London ‘is an archipelago of life’, declares Alexander Baron in the opening pages of this novel. ‘The millions of Londoners are really broken up into tens of thousands of little clusters of life. Each is gathered round some centre, perhaps a street … Within each of these little hives people live for each other as well as for themselves, and life generates a comfortable warmth.’ Rosie Hogarth is about one such little hive in the years immediately after the Second World War. Lamb Street is a respectable, inward looking working class enclave in south Islington, close to the Angel and to Chapel Market. The novel stands out for its profound sense of place. But alongside the warmth of community is the chill of exclusion..

Rosie Hogarth

The ‘man or woman who tries to settle in London without gaining admission to one of these communities’, Baron writes in the same passage, ‘… is like a lonely traveller wandering, as night gathers, across the vast deserted moors, mocked wherever he looks by the clustering lights of villages.
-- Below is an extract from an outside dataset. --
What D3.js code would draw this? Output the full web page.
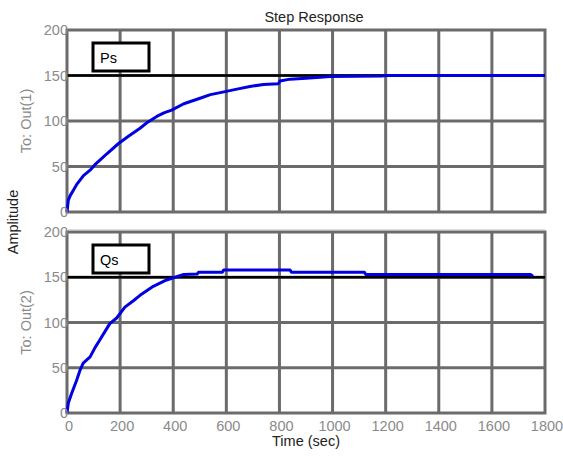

He is on his own, and he can go mad or die for all anybody cares.’

Baron’s novel is about Jack Agass’s readmission into the Lamb Street community where he grew up after years away at war and working abroad. Agass, a little like his creator, doesn’t easily fit – he’s not a social animal. And the war has wreaked changes in Lamb Street – and not least to the life of the woman Jack regards as his soulmate, the elusive Rosie Hogarth.